Cesar Vallejo
Somewhere in the collected poems of Cesar Vallejo he uses the phrase 'pharaonic sandbank.'
Vallejo's language is the kind of language only a real surrealist can get away with, which is how I came to remember the phrase 30 years after first reading it and which is why I still don't know what it means and don't care.
(It's the edition translated by the poet Clayton Eshelman, a real windbag of a poet, a dark black book published in the early 1970's.)
The book wore me out, I couldn't keep up with it, it was like a beating heart that Vallejo himself had cut out of his own body and placed on the page, blood and everything. If you dared touch Vallejo's heart he'd just laugh his evil little laugh and go right on writing the next poem.
It was and wasn't like looking at paintings by Paul Klee, where everything begins to look like a painting by Paul Klee after you've seen a number of his paintings. Reading Vallejo, little pieces of his language would begin to stick to you, infiltrate your system from the capillaries downward, only to manifest years later in your consciousness as if out of nowhere.

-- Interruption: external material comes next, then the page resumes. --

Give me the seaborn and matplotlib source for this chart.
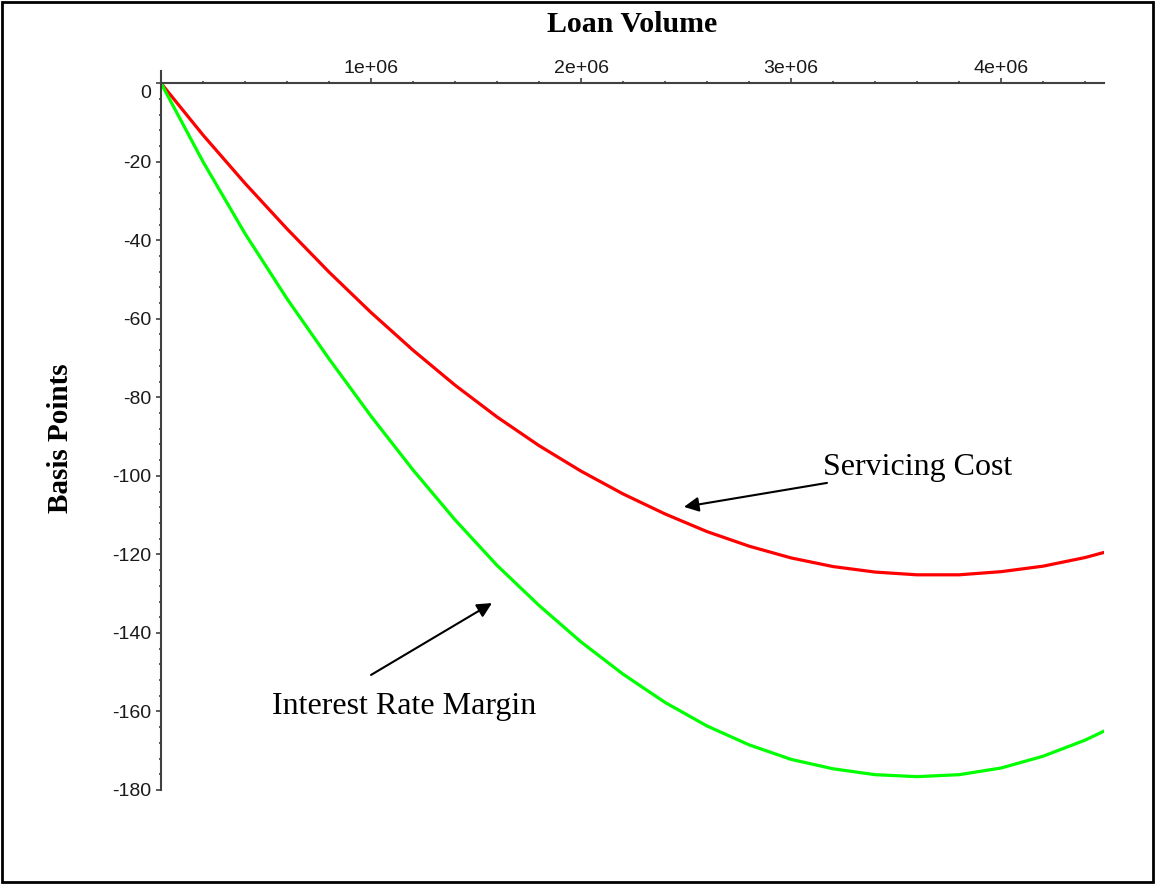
import matplotlib
matplotlib.use("Agg")
import matplotlib.pyplot as plt
import matplotlib.ticker as mticker
import matplotlib.transforms as mtransforms
from matplotlib.patches import Rectangle
import seaborn as sns
import pandas as pd

# ---- data ----
loan_volume = [0, 0.2e6, 0.4e6, 0.6e6, 0.8e6, 1.0e6, 1.2e6, 1.4e6, 1.6e6, 1.8e6,
               2.0e6, 2.2e6, 2.4e6, 2.6e6, 2.8e6, 3.0e6, 3.2e6, 3.4e6, 3.6e6,
               3.8e6, 4.0e6, 4.2e6, 4.4e6, 4.49e6]
servicing_cost = [0, -13.2, -25.5, -37.1, -48.1, -58.4, -68.0, -76.9, -85.0,
                  -92.3, -98.8, -104.6, -109.7, -114.2, -117.9, -120.9, -123.1,
                  -124.5, -125.2, -125.2, -124.4, -123.0, -120.8, -119.5]
interest_rate_margin = [0, -20.0, -38.3, -54.9, -70.2, -84.8, -98.5, -111.2,
                        -122.8, -133.0, -142.3, -150.5, -157.7, -163.7, -168.5,
                        -172.2, -174.6, -176.1, -176.6, -176.1, -174.4, -171.4,
                        -167.3, -165.0]
x_ticks = [1e6, 2e6, 3e6, 4e6]
y_ticks = [0, -20, -40, -60, -80, -100, -120, -140, -160, -180]
series_names = ["Servicing Cost", "Interest Rate Margin"]
series_colors = ["#ff0000", "#00ff00"]

df = pd.DataFrame({
    "Loan Volume": loan_volume * 2,
    "Basis Points": servicing_cost + interest_rate_margin,
    "series": [series_names[0]] * len(loan_volume) + [series_names[1]] * len(loan_volume),
})

sns.set_style("white")
plt.rcParams["font.family"] = ["Liberation Sans", "DejaVu Sans"]
plt.rcParams["axes.unicode_minus"] = False
plt.rcParams["text.color"] = "black"

W, H = 1155, 884
fig = plt.figure(figsize=(W / 100, H / 100), dpi=100)
ax = fig.add_axes([161 / W, 1 - 790 / H, 943 / W, 719 / H])

sns.lineplot(data=df, x="Loan Volume", y="Basis Points", hue="series",
             palette=dict(zip(series_names, series_colors)), linewidth=2.3,
             legend=False, ax=ax)

ax.set_xlim(0, 4.49e6)
ax.set_ylim(-180, 3.1)
ax.set_xlabel("")
ax.set_ylabel("")

axis_col = "#404040"
ax.spines["top"].set_position(("data", 0))
ax.spines["bottom"].set_visible(False)
ax.spines["right"].set_visible(False)
for s in ("top", "left"):
    ax.spines[s].set_color(axis_col)
    ax.spines[s].set_linewidth(1.5)
ax.xaxis.set_ticks_position("top")
ax.yaxis.set_ticks_position("left")

ax.set_xticks(x_ticks)
ax.xaxis.set_major_formatter(mticker.FuncFormatter(lambda v, p: "{:.0e}".format(v)))
ax.xaxis.set_minor_locator(mticker.MultipleLocator(2e5))
ax.set_yticks(y_ticks)
ax.yaxis.set_major_formatter(mticker.FuncFormatter(lambda v, p: "%d" % round(v)))
ax.yaxis.set_minor_locator(mticker.MultipleLocator(4))

ax.tick_params(axis="both", which="major", direction="out", length=3.6, width=1.2,
               color=axis_col, labelsize=14, labelcolor="#1a1a1a")
ax.tick_params(axis="x", which="major", pad=1)
ax.tick_params(axis="y", which="major", pad=3.5)
ax.tick_params(axis="both", which="minor", direction="out", length=1.8, width=1.2,
               color=axis_col)

# shift the "0" label down like the reference
for lab in ax.get_yticklabels():
    if lab.get_text() == "0":
        lab.set_transform(lab.get_transform() +
                          mtransforms.ScaledTranslation(0, -8 / 100, fig.dpi_scale_trans))

serif = ["Liberation Serif", "DejaVu Serif"]
fig.text(632.5 / W, 1 - 24 / H, "Loan Volume", ha="center", va="center",
         fontsize=21.5, fontweight="bold", family=serif, color="black")
fig.text(60 / W, 1 - 438 / H, "Basis Points", ha="center", va="center",
         rotation=90, fontsize=21, fontweight="bold", family=serif, color="black")

arrow_kw = dict(arrowstyle="-|>", color="black", lw=1.5, mutation_scale=22,
                shrinkA=0, shrinkB=0)
ax.annotate("", xy=(2.49e6, -107.9), xytext=(3.171e6, -101.8), arrowprops=arrow_kw)
ax.text(3.152e6, -99.7, series_names[0], ha="left", va="baseline",
        fontsize=23, family=serif, color="black")
ax.annotate("", xy=(1.576e6, -132.4), xytext=(1.0e6, -150.7), arrowprops=arrow_kw)
ax.text(0.529e6, -160.6, series_names[1], ha="left", va="baseline",
        fontsize=23, family=serif, color="black")

fig.patches.append(Rectangle((0.0015, 0.002), 0.997, 0.996, transform=fig.transFigure,
                             fill=False, edgecolor="black", linewidth=2.0))

fig.savefig("out.png", dpi=100)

On a bike ride yesterday toward the Marin Headlands, the pharaonic sandbank of Cesar Vallejo materialized. Before beginning my descent from Hawk Hill toward Point Bonita, I paused, seeing that I could either plunge into the unknown or turn back toward everything I'd left behind.
I followed my heart into the abyss in celebration of the great poet Cesar Vallejo, trusting that my love of the pharaonic sandbank would keep me from falling into the midst of some world I'd never comprehend.